Казак Сироткин вместе с несколькими товарищами отправляется ночью на добычу. Они слышали, что речная полиция находится где-то далеко. Пробравшись с величайшей осторожностью в заповедное, кишевшее рыбой место, в «царство камышей», они закинули сети; у них «торопливо стучало сердце и слегка дрожали руки: они знали, что одна ночь удачного лова могла им обеспечить жизнь «самую веселую, приятную, счастливую на недели, на месяцы». Улов оправдал их надежды… Лодка все больше и больше садилась нагруженная рыбой.
Но вдруг «странный звук, точно писк проснувшейся птицы или скрип железа о железо почудился в темноте». Рыбаки с тревогой начали прислушиваться, «По-прежнему, смутно вырисовываясь, стояли камыши, вверху чудились темные тучи и было тихо и темно, но эта темнота и тишина разом приобрели таинственный, угрожающий характер: чувствовалось чье-то незримое присутствие».

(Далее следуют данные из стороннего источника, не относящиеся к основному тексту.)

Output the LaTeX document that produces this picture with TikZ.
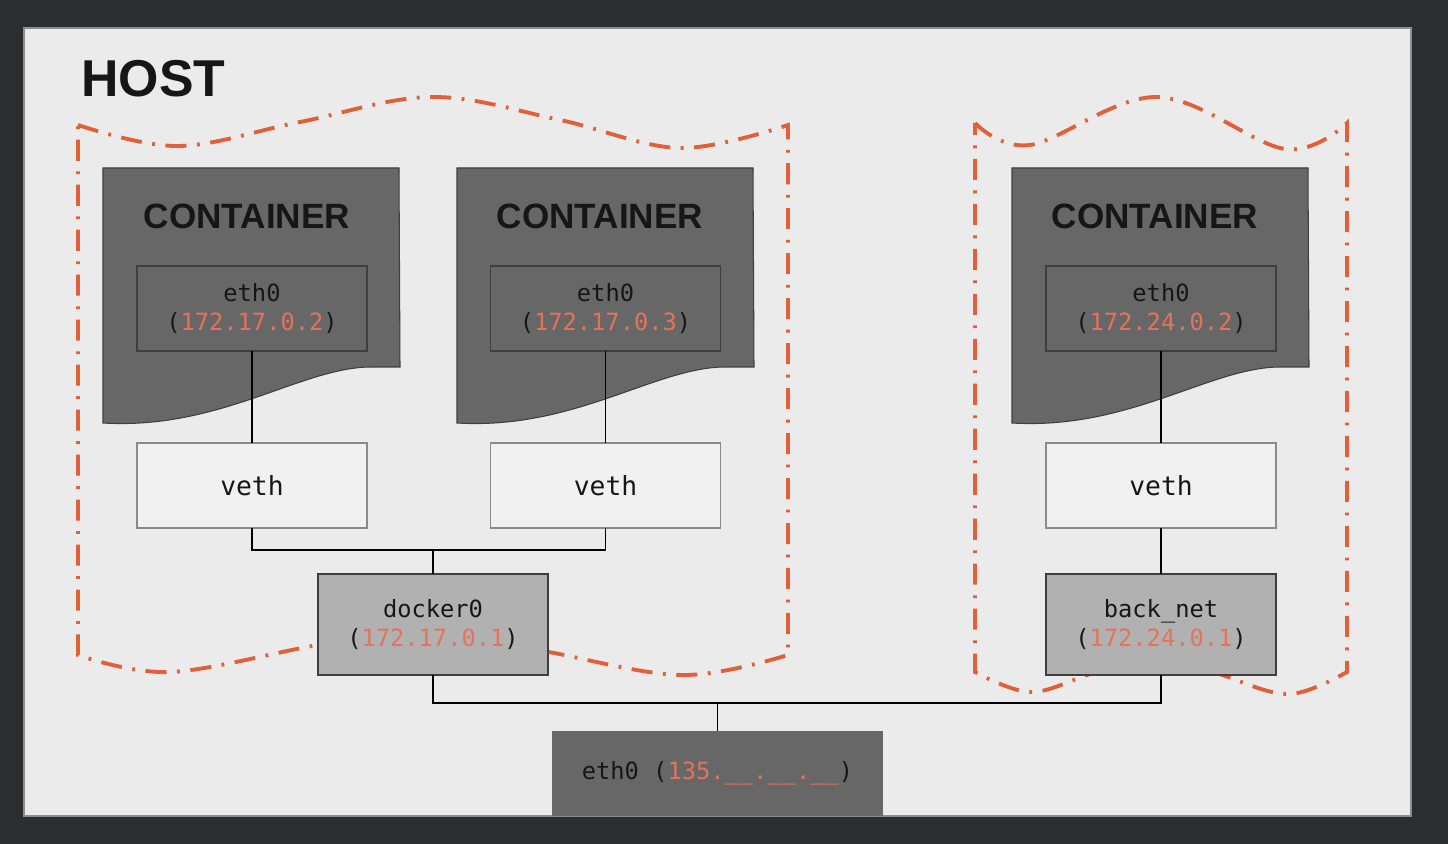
\documentclass[tikz,border=0pt]{standalone}
\usepackage{fontspec}
\setmainfont{Liberation Sans}
\newfontfamily\netfont{DejaVu Sans Mono}

\definecolor{frame}{HTML}{2B2D31}
\definecolor{hostbg}{HTML}{EBEBEB}
\definecolor{panelgray}{HTML}{8E8E8E}
\definecolor{ctrgray}{HTML}{676767}
\definecolor{ctredge}{HTML}{3E3E3E}
\definecolor{vethbg}{HTML}{F1F1F1}
\definecolor{vethedge}{HTML}{8A8A8A}
\definecolor{bridgegray}{HTML}{B1B1B1}
\definecolor{zoneorange}{HTML}{E0603A}
\definecolor{iporange}{HTML}{E5735A}
\definecolor{inktext}{HTML}{161616}

\newcommand{\ipaddr}[1]{\textcolor{iporange}{#1}}

\tikzset{
  zone/.style={draw=zoneorange, line width=2.2pt,
    dash pattern=on 12pt off 6pt on 1.6pt off 6pt},
  ctr/.style={fill=ctrgray, draw=ctredge, line width=0.6pt},
  ctrlabel/.style={text=inktext, font=\bfseries\fontsize{20}{24}\selectfont},
  hostlabel/.style={text=inktext, font=\bfseries\fontsize{29.5}{34}\selectfont,
    inner sep=0pt},
  netbox/.style={align=center, inner sep=0pt, outer sep=0pt, text=inktext,
    minimum width=4.6cm, minimum height=1.7cm,
    font=\netfont\fontsize{13.5}{16}\selectfont},
  ifbox/.style={netbox, fill=ctrgray, draw=ctredge, line width=0.8pt},
  vethbox/.style={netbox, fill=vethbg, draw=vethedge, line width=0.8pt,
    font=\netfont\fontsize{15}{18}\selectfont},
  bridgebox/.style={netbox, fill=bridgegray, draw=ctredge, line width=0.8pt,
    minimum height=2.02cm},
  uplink/.style={netbox, fill=ctrgray, minimum width=6.62cm},
  wire/.style={draw=black, line width=1.1pt},
}

\begin{document}
\begin{tikzpicture}[x=0.02cm, y=-0.02cm]
  \useasboundingbox (0,0) rectangle (1448,844);
  \fill [frame] (0,0) rectangle (1448,844);
  \fill [hostbg] (24,28) rectangle (1411,816);
  \draw [panelgray, line width=0.8pt] (24,28) rectangle (1411,816);

  \node [hostlabel, anchor=west] (host) at (81,79) {HOST};

  % network zones
  \draw [zone] plot [smooth, tension=0.6] coordinates {(78,125) (178,146) (300,122) (432,97) (560,120) (680,148) (788,125)}
    -- plot [smooth, tension=0.6] coordinates {(788,655) (683,675) (549,652) (433,628) (318,645) (170,672) (78,655)} -- cycle;
  \draw [zone] plot [smooth, tension=0.6] coordinates {(975,123) (1030,145) (1157,97) (1285,149) (1347,123)}
    -- plot [smooth, tension=0.6] coordinates {(1347,672) (1290,694) (1225,676) (1161,650) (1090,674) (1030,692) (975,672)} -- cycle;

  % containers
  \foreach \cx in {103, 457, 1012}
    \draw [ctr] (\cx,168) -- ({\cx+296},168) -- ({\cx+297},367) -- ({\cx+267},367)
      .. controls ({\cx+197},368) and ({\cx+117},430) .. (\cx,423) -- cycle;

  \node [ctrlabel] (c1) at (247,216) {CONTAINER};
  \node [ctrlabel] (c2) at (600,216) {CONTAINER};
  \node [ctrlabel] (c3) at (1155,216) {CONTAINER};

  \node [ifbox] (e1) at (252,308.5) {eth0\\(\ipaddr{172.17.0.2})};
  \node [ifbox] (e2) at (605.5,308.5) {eth0\\(\ipaddr{172.17.0.3})};
  \node [ifbox] (e3) at (1161,308.5) {eth0\\(\ipaddr{172.24.0.2})};

  \node [vethbox] (v1) at (252,485.5) {veth};
  \node [vethbox] (v2) at (605.5,485.5) {veth};
  \node [vethbox] (v3) at (1161,485.5) {veth};

  \node [bridgebox] (d0) at (433,624.5) {docker0\\(\ipaddr{172.17.0.1})};
  \node [bridgebox] (bn) at (1161,624.5) {back\_net\\(\ipaddr{172.24.0.1})};

  \node [uplink] (h0) at (717.5,773.5) {eth0 (\ipaddr{135.\_\_.\_\_.\_\_})};

  \coordinate (j1) at (433,550);
  \coordinate (j2) at (717.5,703);

  \draw [wire] (e1.south) -- (v1.north);
  \draw [wire] (e2.south) -- (v2.north);
  \draw [wire] (e3.south) -- (v3.north);
  \draw [wire] (v1.south) |- (j1) -| (v2.south);
  \draw [wire] (j1) -- (d0.north);
  \draw [wire] (v3.south) -- (bn.north);
  \draw [wire] (d0.south) |- (j2) -| (bn.south);
  \draw [wire] (j2) -- (h0.north);
\end{tikzpicture}
\end{document}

Рыбаки продолжают нагружать лодку рыбой. Внезапно вдали раздался ружейный выстрел: то рыбаки были застигнуты катером речной полиции. Тщетно старались они уйти сначала от катера: он настиг их. Тогда они пытались оказать сопротивление и завязали перестрелку с катером, но безуспешно. После нескольких выстрелов они принуждены были сдаться. Сироткин был смертельно ранен.
Наконец, далее в лице железнодорожного стрелочника г. Серафимович находит человека, изнывающего под бременем опасностей и нечеловеческих усилий, угрожаемого неотступным призраком смерти («Стрелочник»). Его, стрелочник ни минуты не знает покоя, выбивается из сил, то услуживая станционному начальству, то убирая платформу, то переводя стрелку, не имея ни минуты отдыха с утра до поздней ночи, постоянно рискующий при малейшей оплошности вызвать железнодорожную катастрофу, попадающий в конце рассказа под колеса паровоза.

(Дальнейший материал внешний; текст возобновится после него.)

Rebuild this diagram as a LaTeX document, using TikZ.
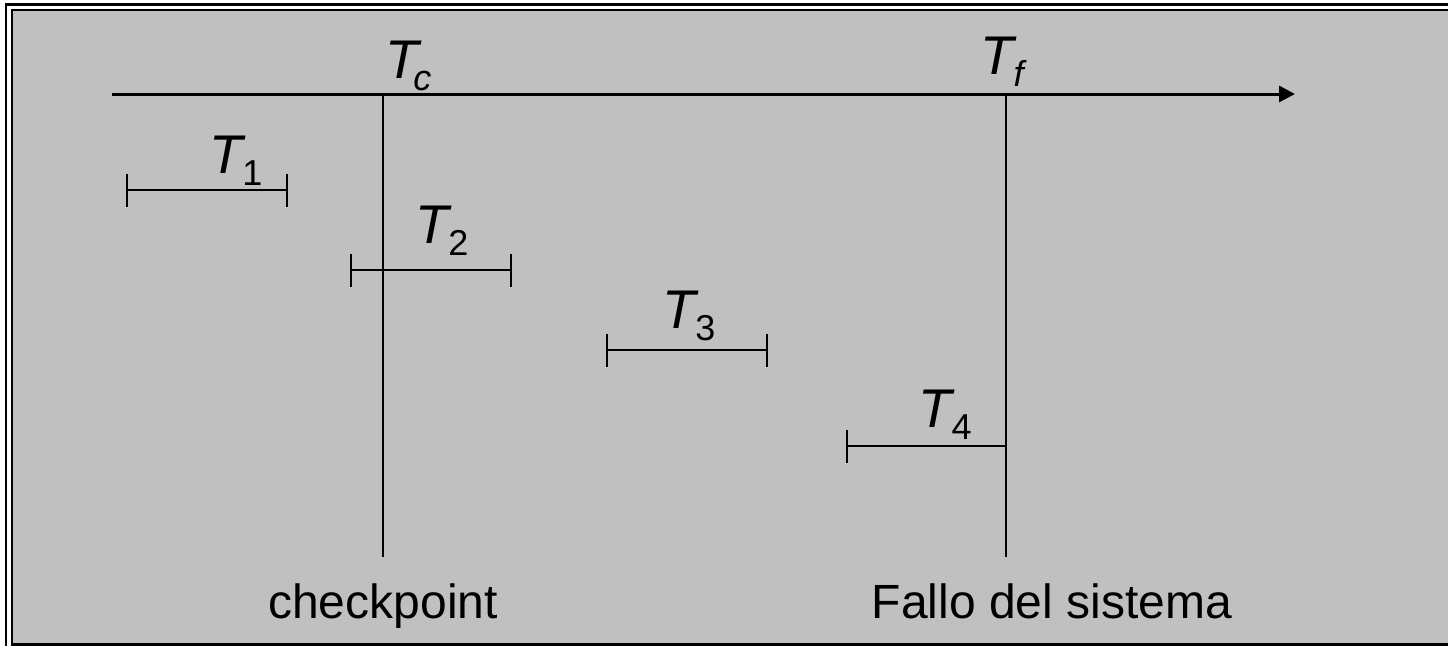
\documentclass[tikz,border=0pt]{standalone}
\usepackage{fontspec}
\setmainfont{Liberation Sans}
\usetikzlibrary{arrows.meta}
\definecolor{bg}{HTML}{C0C0C0}
\newcommand{\tlab}[1]{{\fontsize{54.5}{60}\selectfont\itshape T}\raisebox{-12pt}{\fontsize{36}{40}\selectfont #1}}
\begin{document}
\begin{tikzpicture}[x=1pt,y=-1pt,
  lbl/.style={inner sep=0pt, anchor=base west},
  bottomtxt/.style={inner sep=0pt, anchor=base, font=\fontsize{48}{56}\selectfont},
  axis/.style={line width=3pt, -{Triangle[length=16pt,width=16pt]}},
  vline/.style={line width=2pt},
  ival/.style={line width=2.6pt},
  tick/.style={line width=2pt}]
\useasboundingbox (0,0) rectangle (1448,646);
% frame
\fill[white] (0,0) rectangle (1448,646);
\fill[black] (5,3) rectangle (1448,646);
\fill[white] (7,6) rectangle (1448,646);
\fill[black] (11,9) rectangle (1448,646);
\fill[bg] (13,11) rectangle (1448,643);
% axis
\coordinate (a0) at (112,94);
\coordinate (a1) at (1295,94);
\draw[axis] (a0) -- (a1);
% checkpoint and failure lines
\coordinate (c0) at (383,94);
\coordinate (c1) at (383,557);
\coordinate (f0) at (1006,94);
\coordinate (f1) at (1006,557);
\draw[vline] (c0) -- (c1);
\draw[vline] (f0) -- (f1);
% intervals
\coordinate (t1a) at (127,190); \coordinate (t1b) at (287,190);
\coordinate (t2a) at (351,270); \coordinate (t2b) at (511,270);
\coordinate (t3a) at (607,350); \coordinate (t3b) at (767,350);
\coordinate (t4a) at (847,446); \coordinate (t4b) at (1006,446);
\draw[ival] (t1a) -- (t1b);
\draw[ival] (t2a) -- (t2b);
\draw[ival] (t3a) -- (t3b);
\draw[ival] (t4a) -- (t4b);
\foreach \p in {t1a,t1b,t2a,t2b,t3a,t3b,t4a}
  \draw[tick] ([yshift=-16.5pt]\p) -- ([yshift=16.5pt]\p);
% labels
\node[lbl] (lc) at (385,78) {\tlab{\kern-5pt\itshape c}};
\node[lbl] (lf) at (980,74) {\tlab{\itshape f}};
\node[lbl] (l1) at (209,173) {\tlab{1}};
\node[lbl] (l2) at (415,243) {\tlab{2}};
\node[lbl] (l3) at (662,328) {\tlab{3}};
\node[lbl] (l4) at (918,427) {\tlab{4}};
\node[bottomtxt] (cp) at (383,618) {checkpoint};
\node[bottomtxt] (fs) at (1052,618) {Fallo del sistema};
\end{tikzpicture}
\end{document}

Одним словом, жизнь всех героев г. Серафимовича каждую минуту поставлена на карту, каждую минуту им приходится бороться с вечными случайностями, напрягая «нечеловеческие усилия». И характер той борьбы, которую они ведут, определил содержание их внутреннего мира.
Их внутренний мир не обличается богатством чувств, настроений и стремлений.
Борьба с грозными опасностями, с неотступным призраком смерти наложила на их внутренний мир печать «пассивности». В его глубине родятся глухие, мучительные, угнетающие ощущения. Постоянная тревога и постоянный страх господствует в нем. Постоянное сознание «давящей, неотвратимой мертвящей силы», сознание всемогущества внешних обстоятельств не оставляет в нем места для бодрых чувств и активных проявлений воли. Правда, по временам в душевном мире героев г. Серафимовича происходит подъем жизнедеятельности, возникают сильные бури. Но это бывает тогда, когда ими овладевают порывы отчаяния, когда в них властно говорит слепой инстинкт самосохранения.
Кузьма видит, как на его плот надвигается темная громада морского парохода, как шедший впереди его плот пополам разрезан стальной громадой, как вокруг парохода по ленящимся волнам «в бешеной пляске» качаются бревна, «с глухим стуком ударяясь в железную обшивку парохода, точно обрадованные, что вырвались на волю из крепких пут». Кузьма мгновенно соображает, что его гибель неизбежна, Тогда он «бросил весло, схватил огромную дубину и кинулся навстречу надвигающейся громаде. У него не было никакой определенной, осознанной цели, он делал это механически, совершенно инстинктивно, как мы инстинктивно закрываемся рукой от удара». Это бревно должно было отразить удар.
Он ни о чем не думал, ничего не соображал; в его мозгу только пронеслись какие-то обрывки и мгновенно потонули в страшном напряжении всего существа… Он точно лишился сознания внешних ощущений, он не видел, как засуетились на пароходе матросы, видя, что он не уезжает с плота… Он только чувствовал, как на него надвигается что-то роковое, как надвигается ужас смерти… Ему не приходило на мысль, что вот, может быть, через секунду, через одно мгновение бревна переломают ему кости… Он изо всех сил уперся в плот и, затаив дыхание, ожидал удара… Он не сознавал ясно, чего собственно хотел, – это был порыв отчаяния.